In terms of exports, although by diverting oil exports to China, India and other neutral countries Russia has manage to maintain the volume of its oil exports, revenue from them is declining. Oil prices have fallen from a peak of $125 per barrel in June 2022 to around $80 today. Production from the Arabian Gulf is likely to increase over the coming months, which will further depress oil prices.

Conclusions

With the war sustaining the Russian economy, it would be a problem for Russia if the war ended. If Russia won by taking more territory in Ukraine and forcing Ukraine to accept Russia’s terms for peace, the cost to Russia of rebuilding the occupied territories would be huge.
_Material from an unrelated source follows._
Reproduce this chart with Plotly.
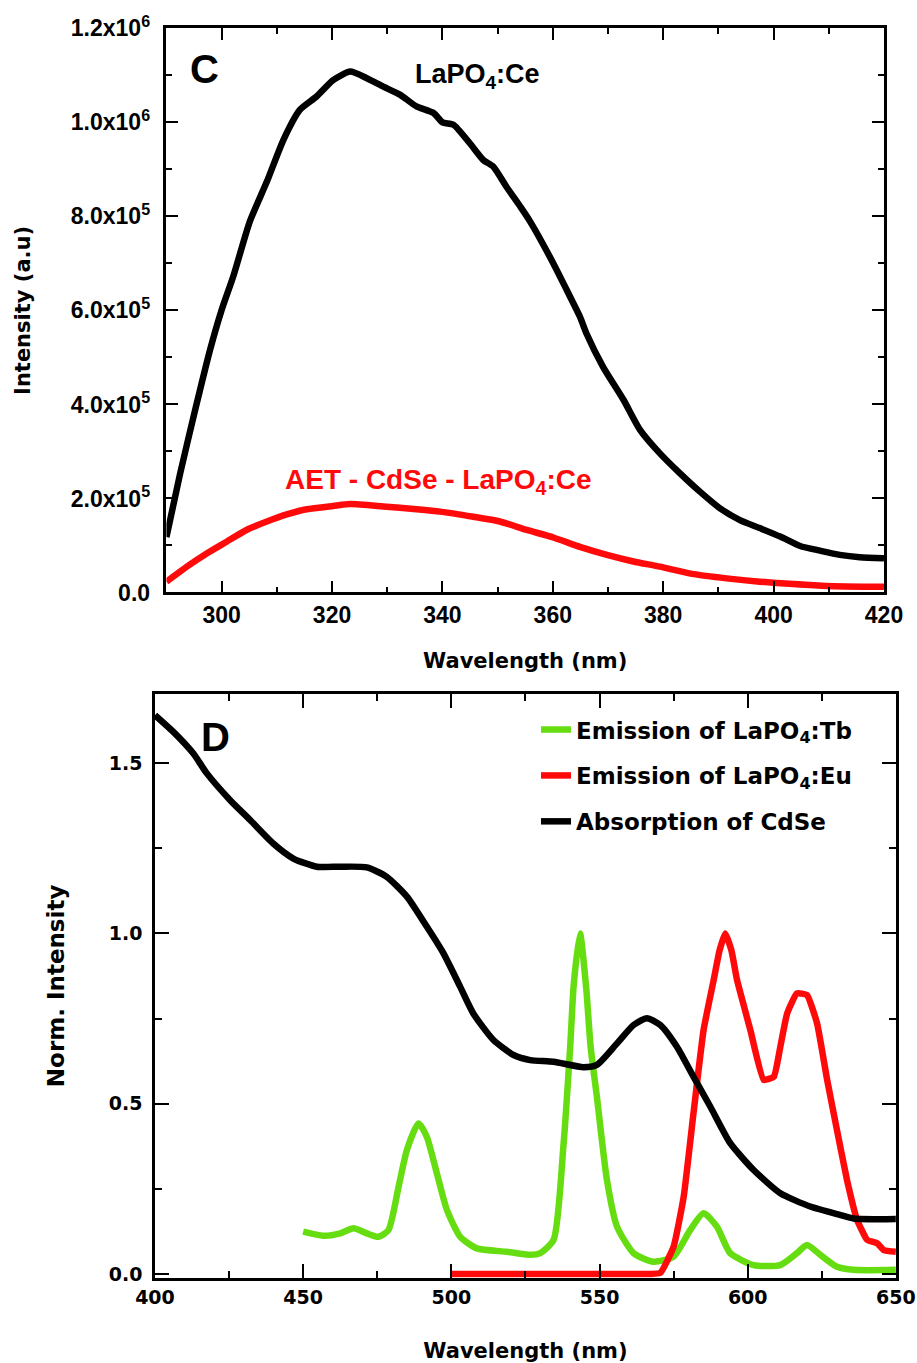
import plotly.graph_objects as go

# ---------------- Panel C data ----------------
wl_ce = [290, 292.5, 295.2, 297.9, 300, 302.1, 305.1, 308.2, 311.2, 314.2, 317.2, 320.2,
         323.3, 326.3, 329.3, 332.3, 335.3, 338.4, 340, 342, 345, 347.4, 349.2, 351.6,
         354.1, 355.9, 360.1, 362.5, 364.9, 366.1, 369.1, 372.8, 375.8, 379.4, 383.0,
         386.7, 390.3, 393.9, 397.5, 401.2, 404.8, 408.4, 412.0, 415.6, 420]
int_ce = [1.18e5, 2.54e5, 3.88e5, 5.16e5, 6.01e5, 6.72e5, 7.89e5, 8.74e5, 9.63e5, 1.027e6,
          1.055e6, 1.090e6, 1.108e6, 1.094e6, 1.076e6, 1.059e6, 1.034e6, 1.020e6, 1.0e6,
          9.95e5, 9.55e5, 9.2e5, 9.06e5, 8.63e5, 8.21e5, 7.89e5, 7.0e5, 6.44e5, 5.87e5,
          5.51e5, 4.80e5, 4.10e5, 3.46e5, 2.96e5, 2.54e5, 2.14e5, 1.79e5, 1.54e5, 1.37e5,
          1.19e5, 9.9e4, 8.9e4, 8.0e4, 7.5e4, 7.3e4]

wl_aet = [290, 293.7, 297.3, 300.9, 304.5, 308.2, 311.8, 315.4, 320.2, 323.3, 329.3, 335.3,
          339.6, 345.6, 350.4, 355.3, 360.1, 364.9, 369.8, 374.6, 379.4, 385.5, 391.5,
          397.5, 403.6, 409.6, 420]
int_aet = [2.3e4, 5.5e4, 8.3e4, 1.08e5, 1.33e5, 1.51e5, 1.66e5, 1.77e5, 1.84e5, 1.88e5,
           1.83e5, 1.77e5, 1.72e5, 1.61e5, 1.51e5, 1.33e5, 1.17e5, 9.7e4, 8.0e4, 6.6e4,
           5.5e4, 3.9e4, 3.0e4, 2.3e4, 1.8e4, 1.4e4, 1.2e4]

c_ytickvals = [0, 2e5, 4e5, 6e5, 8e5, 1.0e6, 1.2e6]
c_yticktext = ["0.0", "2.0x10<sup>5</sup>", "4.0x10<sup>5</sup>", "6.0x10<sup>5</sup>",
               "8.0x10<sup>5</sup>", "1.0x10<sup>6</sup>", "1.2x10<sup>6</sup>"]

# ---------------- Panel D data ----------------
wl_abs = [400, 406.2, 412.9, 417.5, 425.3, 432.1, 439.9, 446.7, 454.6, 462.5, 471.5, 478.2,
          485.0, 491.7, 497.3, 503.0, 507.4, 514.2, 521.0, 526.6, 534.5, 544.6, 549.1,
          555.9, 561.5, 566.0, 570.5, 576.1, 581.7, 587.4, 594.1, 602.0, 611.0, 621.1,
          631.3, 635.7, 650]
abs_cdse = [1.641, 1.592, 1.529, 1.470, 1.392, 1.333, 1.264, 1.220, 1.196, 1.196, 1.194,
            1.166, 1.108, 1.020, 0.942, 0.843, 0.765, 0.687, 0.643, 0.628, 0.623, 0.607,
            0.614, 0.677, 0.731, 0.751, 0.731, 0.667, 0.579, 0.491, 0.384, 0.305, 0.237,
            0.198, 0.173, 0.163, 0.161]

wl_tb = [450, 456.8, 462.5, 467.0, 471.5, 475.4, 478.8, 482.2, 485.0, 488.9, 491.7, 495.1,
         498.5, 503.0, 508.6, 518.7, 526.6, 530.0, 534.5, 537.8, 540.1, 541.3, 543.4,
         545.5, 547.0, 549.1, 552.5, 555.9, 561.5, 568.2, 575.0, 580.6, 585.1, 589.6,
         594.1, 602.0, 611.0, 616.6, 620.0, 624.5, 630.1, 635.7, 650]
em_tb = [0.124, 0.112, 0.119, 0.134, 0.119, 0.109, 0.129, 0.256, 0.364, 0.442, 0.403, 0.296,
         0.188, 0.109, 0.075, 0.065, 0.056, 0.061, 0.100, 0.374, 0.667, 0.85, 1.000, 0.84,
         0.667, 0.521, 0.276, 0.139, 0.061, 0.036, 0.051, 0.129, 0.178, 0.139, 0.061,
         0.026, 0.026, 0.061, 0.085, 0.056, 0.021, 0.012, 0.012]

wl_eu = [500, 520, 540, 560, 567, 570.5, 575.0, 578.4, 581.7, 585.1, 588.5, 590.5, 592.4,
         594.5, 596.4, 600.9, 605.4, 608.8, 611.0, 613.3, 616.6, 620.0, 623.4, 626.8,
         630.1, 633.5, 636.9, 640.3, 643.7, 645.9, 650]
em_eu = [0.0, 0.0, 0.0, 0.0, 0.0, 0.003, 0.08, 0.227, 0.472, 0.716, 0.863, 0.95, 1.0, 0.95,
         0.863, 0.716, 0.570, 0.579, 0.667, 0.765, 0.824, 0.819, 0.736, 0.570, 0.423, 0.276,
         0.159, 0.100, 0.090, 0.070, 0.065]

d_ytickvals = [0, 0.5, 1.0, 1.5]
d_yticktext = ["0.0", "0.5", "1.0", "1.5"]

RED = "#ff0a0a"
GREEN = "#66dd11"
ARIAL = "Liberation Sans"
WIDE = "DejaVu Sans"
LW = 6.5

fig = go.Figure()

# Panel C traces
fig.add_trace(go.Scatter(x=wl_ce, y=int_ce, mode="lines",
                         line=dict(color="black", width=LW, shape="spline", smoothing=0.6),
                         xaxis="x", yaxis="y", showlegend=False, name="LaPO4:Ce"))
fig.add_trace(go.Scatter(x=wl_aet, y=int_aet, mode="lines",
                         line=dict(color=RED, width=LW, shape="spline", smoothing=0.6),
                         xaxis="x", yaxis="y", showlegend=False, name="AET - CdSe - LaPO4:Ce"))

# Panel D traces
fig.add_trace(go.Scatter(x=wl_tb, y=em_tb, mode="lines",
                         line=dict(color=GREEN, width=LW, shape="spline", smoothing=0.6),
                         xaxis="x2", yaxis="y2", name="Emission of LaPO<sub>4</sub>:Tb",
                         legendgroup="a"))
fig.add_trace(go.Scatter(x=wl_eu, y=em_eu, mode="lines",
                         line=dict(color=RED, width=LW, shape="spline", smoothing=0.4),
                         xaxis="x2", yaxis="y2", name="Emission of LaPO<sub>4</sub>:Eu",
                         legendgroup="b"))
fig.add_trace(go.Scatter(x=wl_abs, y=abs_cdse, mode="lines",
                         line=dict(color="black", width=LW, shape="spline", smoothing=0.6),
                         xaxis="x2", yaxis="y2", name="Absorption of CdSe",
                         legendgroup="c"))

axis_common = dict(showline=True, linecolor="black", linewidth=2.5, mirror="ticks",
                   ticks="inside", tickcolor="black", tickwidth=2, showgrid=False,
                   zeroline=False, automargin=False)

fig.update_layout(
    width=917, height=1363,
    margin=dict(l=0, r=0, t=0, b=0),
    paper_bgcolor="white", plot_bgcolor="white",
    font=dict(family=ARIAL, color="black"),
    xaxis=dict(axis_common, domain=[0.1815, 0.9640], range=[290, 420], tickmode="linear",
               tick0=300, dtick=20, ticklen=12,
               minor=dict(tickmode="linear", tick0=290, dtick=10, ticklen=6, tickwidth=2,
                          ticks="inside", tickcolor="black"),
               tickfont=dict(family=ARIAL, size=23, weight="bold"), ticklabelstandoff=0,
               title=dict(text="Wavelength (nm)", standoff=27,
                          font=dict(family=WIDE, size=21, weight="bold")),
               anchor="y"),
    yaxis=dict(axis_common, domain=[0.5653, 0.9792], range=[0, 1.2e6], tickmode="array",
               tickvals=c_ytickvals, ticktext=c_yticktext, ticklen=12,
               minor=dict(tickmode="linear", tick0=0, dtick=1e5, ticklen=6, tickwidth=2,
                          ticks="inside", tickcolor="black"),
               tickfont=dict(family=ARIAL, size=23, weight="bold"), ticklabelstandoff=9,
               title=dict(text="Intensity (a.u)", standoff=35,
                          font=dict(family=WIDE, size=21, weight="bold")),
               anchor="x"),
    xaxis2=dict(axis_common, domain=[0.169, 0.977], range=[400, 650], tickmode="linear",
                tick0=400, dtick=50, ticklen=14,
                minor=dict(tickmode="linear", tick0=400, dtick=25, ticklen=7, tickwidth=2,
                           ticks="inside", tickcolor="black"),
                tickfont=dict(family=WIDE, size=19, weight="bold"), ticklabelstandoff=1,
                title=dict(text="Wavelength (nm)", standoff=37,
                           font=dict(family=WIDE, size=21, weight="bold")),
                anchor="y2"),
    yaxis2=dict(axis_common, domain=[0.0626, 0.4908], range=[-0.011, 1.703], tickmode="array",
                tickvals=d_ytickvals, ticktext=d_yticktext, ticklen=14,
                minor=dict(tickmode="linear", tick0=0, dtick=0.25, ticklen=7, tickwidth=2,
                           ticks="inside", tickcolor="black"),
                tickfont=dict(family=WIDE, size=19, weight="bold"), ticklabelstandoff=6,
                title=dict(text="Norm. Intensity", standoff=38,
                           font=dict(family=WIDE, size=23, weight="bold")),
                anchor="x2"),
    legend=dict(x=0.5845, y=0.4805, xanchor="left", yanchor="top", xref="paper", yref="paper",
                bgcolor="rgba(0,0,0,0)", borderwidth=0, tracegroupgap=13,
                font=dict(family=WIDE, size=23, weight="bold", color="black"),
                traceorder="grouped"),
    annotations=[
        dict(text="C", x=296.9, y=1.114e6, xref="x", yref="y", showarrow=False,
             font=dict(family=ARIAL, size=40, weight="bold", color="black")),
        dict(text="LaPO<sub>4</sub>:Ce", x=346.4, y=1.099e6, xref="x", yref="y",
             showarrow=False, font=dict(family=ARIAL, size=27, weight="bold", color="black")),
        dict(text="AET - CdSe - LaPO<sub>4</sub>:Ce", x=339.2, y=2.37e5, xref="x", yref="y",
             showarrow=False, font=dict(family=ARIAL, size=28, weight="bold", color=RED)),
        dict(text="D", x=420.3, y=1.577, xref="x2", yref="y2", showarrow=False,
             font=dict(family=ARIAL, size=40, weight="bold", color="black")),
    ],
)

fig.write_html("out.html")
If Russia lost territory and negotiated a settlement on Ukraine’s terms, the political cost would be huge, with a disillusioned Russian people facing reduced living standards that could lead to the overthrow of Putin. As The Conversation article linked below states:

A protracted stalemate might be the only solution for Russia to avoid total economic collapse. Having transformed the little industry it had to focus on the war effort, and with a labour shortage problem worsened by hundreds of thousands of war casualties and a massive brain drain, the country would struggle to find a new direction.

Articles

Questions

  1. Argue the case for and against including military production in GDP.
  2. How successful has the freezing of Russian assets been?
  3. How could Western sanctions against Russia be made more effective?
  4. What are the dangers to Western economies of further tightening financial sanctions against Russia?
  5. Would it be a desirable policy for a Western economy to divert large amounts of resources to building public infrastructure?
  6. Has the Ukraine war hastened the rise of the Chinese yuan as a reserve currency?
  7. How would you summarise Russia’s current public finances?
  8. How would you set about estimating the cost to Russia of its war with Ukraine?